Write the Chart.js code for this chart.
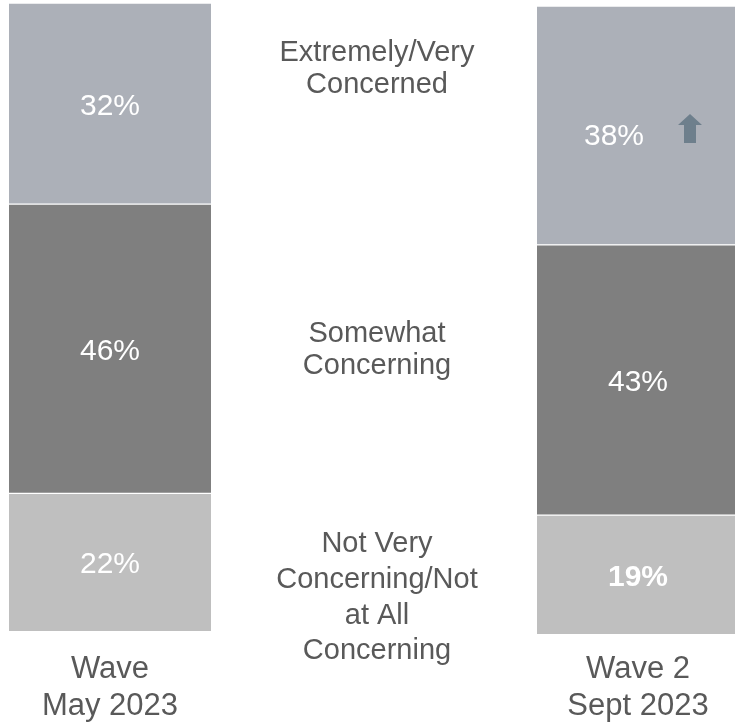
<!DOCTYPE html>
<html>
<head>
<meta charset="utf-8">
<script src="https://cdn.jsdelivr.net/npm/chart.js@4/dist/chart.umd.min.js"></script>
<style>
  html, body { margin: 0; padding: 0; background: #ffffff; }
</style>
</head>
<body>
<canvas id="concernChart" width="735" height="723"></canvas>
<script>
var waves = [["Wave", "May 2023"], ["Wave 2", "Sept 2023"]];
var levels = ["Extremely/Very Concerned", "Somewhat Concerning", "Not Very Concerning/Not at All Concerning"];
var levelLines = [["Extremely/Very", "Concerned"], ["Somewhat", "Concerning"], ["Not Very", "Concerning/Not", "at All", "Concerning"]];
var may2023 = [32, 46, 22];
var sept2023 = [38, 43, 19];
var levelColors = ["#acb0b8", "#7f7f7f", "#bfbfbf"];

var fontFamily = "'Liberation Sans', Arial, sans-serif";
var textGrey = "#595959";

// one dataset per level and wave, bottom level first so it stacks at the base;
// wave 2 sits on its own (hidden) axis, it is drawn a few pixels lower in the original
var datasets = [];
for (var i = levels.length - 1; i >= 0; i--) {
  [may2023, sept2023].forEach(function (series, w) {
    var data = [null, null];
    data[w] = series[i];
    datasets.push({
      label: levels[i],
      data: data,
      level: i,
      wave: w,
      yAxisID: w === 0 ? "y" : "y2",
      backgroundColor: levelColors[i],
      borderColor: "#ffffff",
      borderWidth: { top: 1, bottom: 1, left: 0, right: 0 },
      borderSkipped: false,
      barThickness: 202,
      clip: false
    });
  });
}

var segmentLabels = {
  id: "segmentLabels",
  afterDatasetsDraw: function (chart) {
    var ctx = chart.ctx;
    ctx.save();
    ctx.textAlign = "center";
    ctx.textBaseline = "alphabetic";
    chart.data.datasets.forEach(function (ds, di) {
      var meta = chart.getDatasetMeta(di);
      meta.data.forEach(function (bar, j) {
        var v = ds.data[j];
        if (v === null || v === undefined) return;
        var cx = bar.x;
        var cy = (bar.y + bar.base) / 2;
        var bold = ds.wave === 1 && ds.level === 2;
        if (ds.wave === 1 && ds.level === 0) {
          cx -= 24;
          // up arrow: significant increase vs wave 1
          var ax = bar.x + 52;
          ctx.fillStyle = "#6e7f8c";
          ctx.beginPath();
          ctx.moveTo(ax, cy - 11.5);
          ctx.lineTo(ax + 12, cy - 0.5);
          ctx.lineTo(ax + 6, cy - 0.5);
          ctx.lineTo(ax + 6, cy + 17.5);
          ctx.lineTo(ax - 6, cy + 17.5);
          ctx.lineTo(ax - 6, cy - 0.5);
          ctx.lineTo(ax - 12, cy - 0.5);
          ctx.closePath();
          ctx.fill();
          cy += 8.5;
        }
        ctx.fillStyle = "#ffffff";
        ctx.font = (bold ? "bold " : "") + "30px " + fontFamily;
        ctx.fillText(v + "%", cx, cy + 11);
      });
    });
    ctx.restore();
  }
};

var levelNames = {
  id: "levelNames",
  afterDraw: function (chart) {
    var ctx = chart.ctx;
    var area = chart.chartArea;
    var x = (area.left + area.right) / 2 + 3;
    var baselines = [[61, 93], [342, 374], [552, 588, 624, 659]];
    ctx.save();
    ctx.fillStyle = textGrey;
    ctx.font = "29px " + fontFamily;
    ctx.textAlign = "center";
    ctx.textBaseline = "alphabetic";
    levelLines.forEach(function (lines, k) {
      lines.forEach(function (line, n) {
        ctx.fillText(line, x, baselines[k][n]);
      });
    });
    ctx.restore();
  }
};

new Chart("concernChart", {
  type: "bar",
  data: {
    labels: waves,
    datasets: datasets
  },
  options: {
    responsive: false,
    animation: false,
    devicePixelRatio: 1,
    layout: { padding: { left: 110, right: 97, top: 3, bottom: -13 } },
    plugins: {
      legend: { display: false },
      tooltip: { enabled: false }
    },
    scales: {
      x: {
        stacked: true,
        offset: false,
        grid: { display: false },
        border: { display: false },
        ticks: {
          color: textGrey,
          font: { family: fontFamily, size: 31, lineHeight: 1.2 },
          padding: 11,
          maxRotation: 0,
          autoSkip: false
        }
      },
      y: { display: false, stacked: true, min: 0, max: 100 },
      y2: { display: false, stacked: true, min: 0.48, max: 100.48 }
    }
  },
  plugins: [segmentLabels, levelNames]
});
</script>
</body>
</html>
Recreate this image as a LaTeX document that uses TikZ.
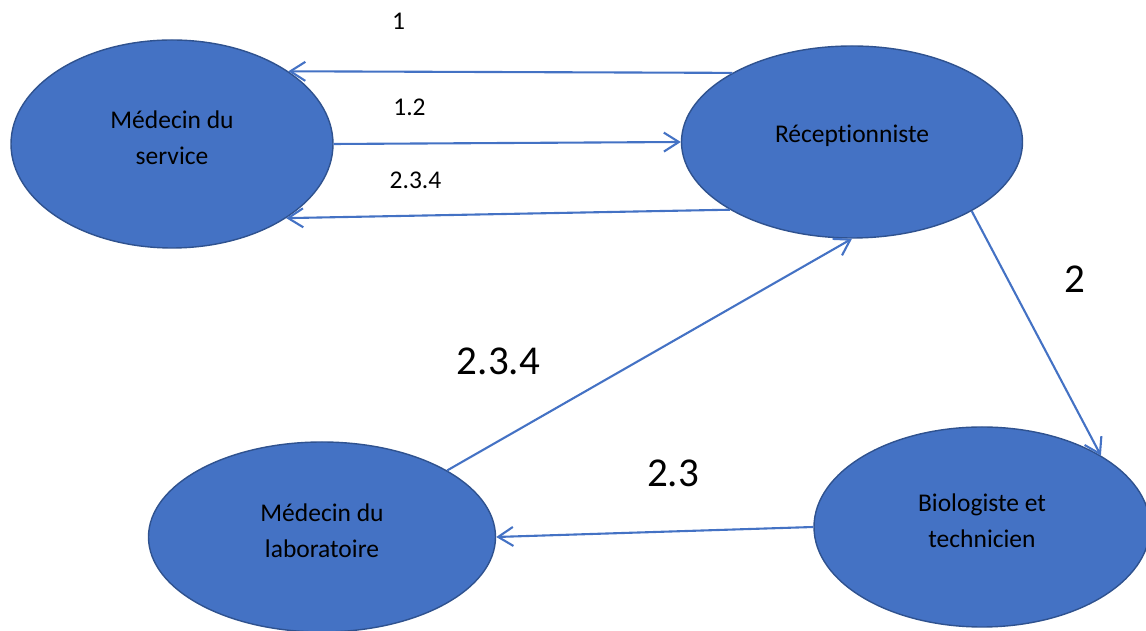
\documentclass[tikz,border=0pt]{standalone}
\usepackage{fontspec}
\setmainfont{Carlito}[Ligatures={NoCommon}]
\usetikzlibrary{shapes.geometric,arrows.meta}
\definecolor{actfill}{HTML}{4472C4}
\definecolor{actedge}{HTML}{2F528F}
\definecolor{flow}{HTML}{4472C4}
\begin{document}
\begin{tikzpicture}[x=1pt,y=1pt,
  actor/.style={ellipse, draw=actedge, line width=1.4pt, fill=actfill,
    inner sep=0pt},
  who/.style={align=center, text=black, inner sep=0pt, yshift=6pt,
    font=\fontsize{25.5}{36}\selectfont},
  msg/.style={draw=flow, line width=2.1pt,
    -{Straight Barb[length=15pt,width=19pt,line width=2.1pt]}},
  small/.style={anchor=base, inner sep=0pt, font=\fontsize{25.5}{30}\selectfont},
  big/.style={anchor=base, inner sep=0pt, font=\fontsize{41}{48}\selectfont}]
\useasboundingbox (0,0) rectangle (1146,631);
\clip (0,0) rectangle (1146,631);

% actors
\node[actor, minimum width=322pt, minimum height=208pt,
  label={[who]center:{Médecin du\\service}}] (svc) at (172,487) {};
\node[actor, minimum width=341pt, minimum height=192pt,
  label={[who]center:{Réceptionniste}}] (rec) at (852,489) {};
\node[actor, minimum width=347pt, minimum height=190pt,
  label={[who]center:{Médecin du\\laboratoire}}] (lab) at (322,94) {};
\node[actor, minimum width=336pt, minimum height=200pt,
  label={[who]center:{Biologiste et\\technicien}}] (bio) at (982,104) {};

% flows
\draw[msg] (rec.150.5) -- (svc.32.4);
\draw[msg] (svc.east) -- (rec.west);
\draw[msg] (rec.209.5) -- (svc.327.2);
\draw[msg] (rec.330.3) -- (bio.31.4);
\draw[msg] (lab.28.9) -- (rec.south);
\draw[msg] (bio.west) -- (lab.east);

% flow numbers
\node[small] (n1) at (398.5,601) {1};
\node[small] (n12) at (409.5,515) {1.2};
\node[small] (n234a) at (415.5,442) {2.3.4};
\node[big] (n234b) at (498.5,256) {2.3.4};
\node[big] (n23) at (673,144) {2.3};
\node[big] (n2) at (1075,338) {2};
\end{tikzpicture}
\end{document}
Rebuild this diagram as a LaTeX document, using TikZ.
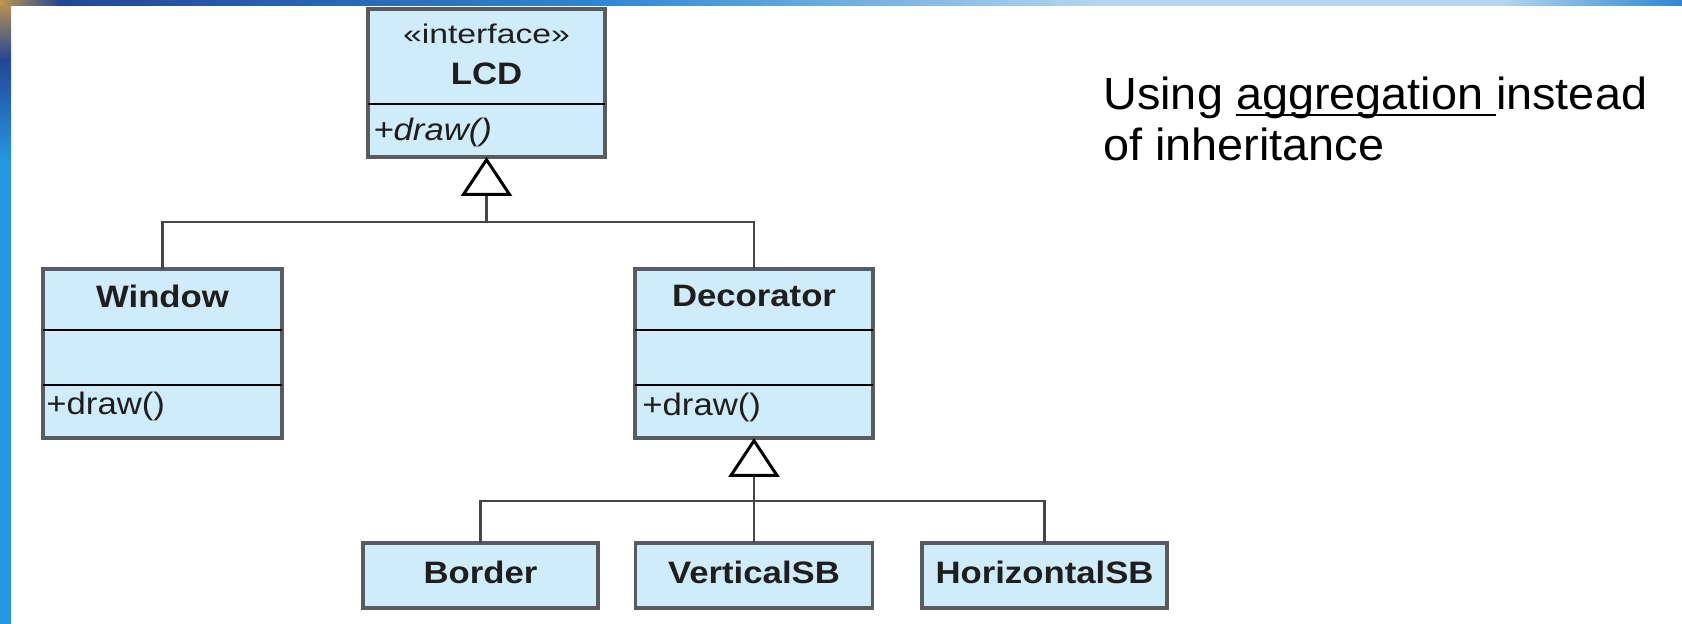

- _Instructions for the task_
All of the material above should be reproduced exactly, except the pictures.

- _Finished task_
Write the Chart.js code for this chart.
<!DOCTYPE html>
<html>
<head>
<meta charset="utf-8">
<script src="https://cdn.jsdelivr.net/npm/chart.js@4/dist/chart.umd.min.js"></script>
<style>
  html, body { margin: 0; padding: 0; background: #ffffff; }
</style>
</head>
<body>
<canvas id="concernChart" width="735" height="723"></canvas>
<script>
var waves = [["Wave", "May 2023"], ["Wave 2", "Sept 2023"]];
var levels = ["Extremely/Very Concerned", "Somewhat Concerning", "Not Very Concerning/Not at All Concerning"];
var levelLines = [["Extremely/Very", "Concerned"], ["Somewhat", "Concerning"], ["Not Very", "Concerning/Not", "at All", "Concerning"]];
var may2023 = [32, 46, 22];
var sept2023 = [38, 43, 19];
var levelColors = ["#acb0b8", "#7f7f7f", "#bfbfbf"];

var fontFamily = "'Liberation Sans', Arial, sans-serif";
var textGrey = "#595959";

// one dataset per level and wave, bottom level first so it stacks at the base;
// wave 2 sits on its own (hidden) axis, it is drawn a few pixels lower in the original
var datasets = [];
for (var i = levels.length - 1; i >= 0; i--) {
  [may2023, sept2023].forEach(function (series, w) {
    var data = [null, null];
    data[w] = series[i];
    datasets.push({
      label: levels[i],
      data: data,
      level: i,
      wave: w,
      yAxisID: w === 0 ? "y" : "y2",
      backgroundColor: levelColors[i],
      borderColor: "#ffffff",
      borderWidth: { top: 1, bottom: 1, left: 0, right: 0 },
      borderSkipped: false,
      barThickness: 202,
      clip: false
    });
  });
}

var segmentLabels = {
  id: "segmentLabels",
  afterDatasetsDraw: function (chart) {
    var ctx = chart.ctx;
    ctx.save();
    ctx.textAlign = "center";
    ctx.textBaseline = "alphabetic";
    chart.data.datasets.forEach(function (ds, di) {
      var meta = chart.getDatasetMeta(di);
      meta.data.forEach(function (bar, j) {
        var v = ds.data[j];
        if (v === null || v === undefined) return;
        var cx = bar.x;
        var cy = (bar.y + bar.base) / 2;
        var bold = ds.wave === 1 && ds.level === 2;
        if (ds.wave === 1 && ds.level === 0) {
          cx -= 24;
          // up arrow: significant increase vs wave 1
          var ax = bar.x + 52;
          ctx.fillStyle = "#6e7f8c";
          ctx.beginPath();
          ctx.moveTo(ax, cy - 11.5);
          ctx.lineTo(ax + 12, cy - 0.5);
          ctx.lineTo(ax + 6, cy - 0.5);
          ctx.lineTo(ax + 6, cy + 17.5);
          ctx.lineTo(ax - 6, cy + 17.5);
          ctx.lineTo(ax - 6, cy - 0.5);
          ctx.lineTo(ax - 12, cy - 0.5);
          ctx.closePath();
          ctx.fill();
          cy += 8.5;
        }
        ctx.fillStyle = "#ffffff";
        ctx.font = (bold ? "bold " : "") + "30px " + fontFamily;
        ctx.fillText(v + "%", cx, cy + 11);
      });
    });
    ctx.restore();
  }
};

var levelNames = {
  id: "levelNames",
  afterDraw: function (chart) {
    var ctx = chart.ctx;
    var area = chart.chartArea;
    var x = (area.left + area.right) / 2 + 3;
    var baselines = [[61, 93], [342, 374], [552, 588, 624, 659]];
    ctx.save();
    ctx.fillStyle = textGrey;
    ctx.font = "29px " + fontFamily;
    ctx.textAlign = "center";
    ctx.textBaseline = "alphabetic";
    levelLines.forEach(function (lines, k) {
      lines.forEach(function (line, n) {
        ctx.fillText(line, x, baselines[k][n]);
      });
    });
    ctx.restore();
  }
};

new Chart("concernChart", {
  type: "bar",
  data: {
    labels: waves,
    datasets: datasets
  },
  options: {
    responsive: false,
    animation: false,
    devicePixelRatio: 1,
    layout: { padding: { left: 110, right: 97, top: 3, bottom: -13 } },
    plugins: {
      legend: { display: false },
      tooltip: { enabled: false }
    },
    scales: {
      x: {
        stacked: true,
        offset: false,
        grid: { display: false },
        border: { display: false },
        ticks: {
          color: textGrey,
          font: { family: fontFamily, size: 31, lineHeight: 1.2 },
          padding: 11,
          maxRotation: 0,
          autoSkip: false
        }
      },
      y: { display: false, stacked: true, min: 0, max: 100 },
      y2: { display: false, stacked: true, min: 0.48, max: 100.48 }
    }
  },
  plugins: [segmentLabels, levelNames]
});
</script>
</body>
</html>
Recreate this image as a LaTeX document that uses TikZ.
\documentclass[tikz,border=0pt]{standalone}
\usepackage{fontspec}
\setmainfont{Carlito}[Ligatures={NoCommon}]
\usetikzlibrary{shapes.geometric,arrows.meta}
\definecolor{actfill}{HTML}{4472C4}
\definecolor{actedge}{HTML}{2F528F}
\definecolor{flow}{HTML}{4472C4}
\begin{document}
\begin{tikzpicture}[x=1pt,y=1pt,
  actor/.style={ellipse, draw=actedge, line width=1.4pt, fill=actfill,
    inner sep=0pt},
  who/.style={align=center, text=black, inner sep=0pt, yshift=6pt,
    font=\fontsize{25.5}{36}\selectfont},
  msg/.style={draw=flow, line width=2.1pt,
    -{Straight Barb[length=15pt,width=19pt,line width=2.1pt]}},
  small/.style={anchor=base, inner sep=0pt, font=\fontsize{25.5}{30}\selectfont},
  big/.style={anchor=base, inner sep=0pt, font=\fontsize{41}{48}\selectfont}]
\useasboundingbox (0,0) rectangle (1146,631);
\clip (0,0) rectangle (1146,631);

% actors
\node[actor, minimum width=322pt, minimum height=208pt,
  label={[who]center:{Médecin du\\service}}] (svc) at (172,487) {};
\node[actor, minimum width=341pt, minimum height=192pt,
  label={[who]center:{Réceptionniste}}] (rec) at (852,489) {};
\node[actor, minimum width=347pt, minimum height=190pt,
  label={[who]center:{Médecin du\\laboratoire}}] (lab) at (322,94) {};
\node[actor, minimum width=336pt, minimum height=200pt,
  label={[who]center:{Biologiste et\\technicien}}] (bio) at (982,104) {};

% flows
\draw[msg] (rec.150.5) -- (svc.32.4);
\draw[msg] (svc.east) -- (rec.west);
\draw[msg] (rec.209.5) -- (svc.327.2);
\draw[msg] (rec.330.3) -- (bio.31.4);
\draw[msg] (lab.28.9) -- (rec.south);
\draw[msg] (bio.west) -- (lab.east);

% flow numbers
\node[small] (n1) at (398.5,601) {1};
\node[small] (n12) at (409.5,515) {1.2};
\node[small] (n234a) at (415.5,442) {2.3.4};
\node[big] (n234b) at (498.5,256) {2.3.4};
\node[big] (n23) at (673,144) {2.3};
\node[big] (n2) at (1075,338) {2};
\end{tikzpicture}
\end{document}
Rebuild this diagram as a LaTeX document, using TikZ.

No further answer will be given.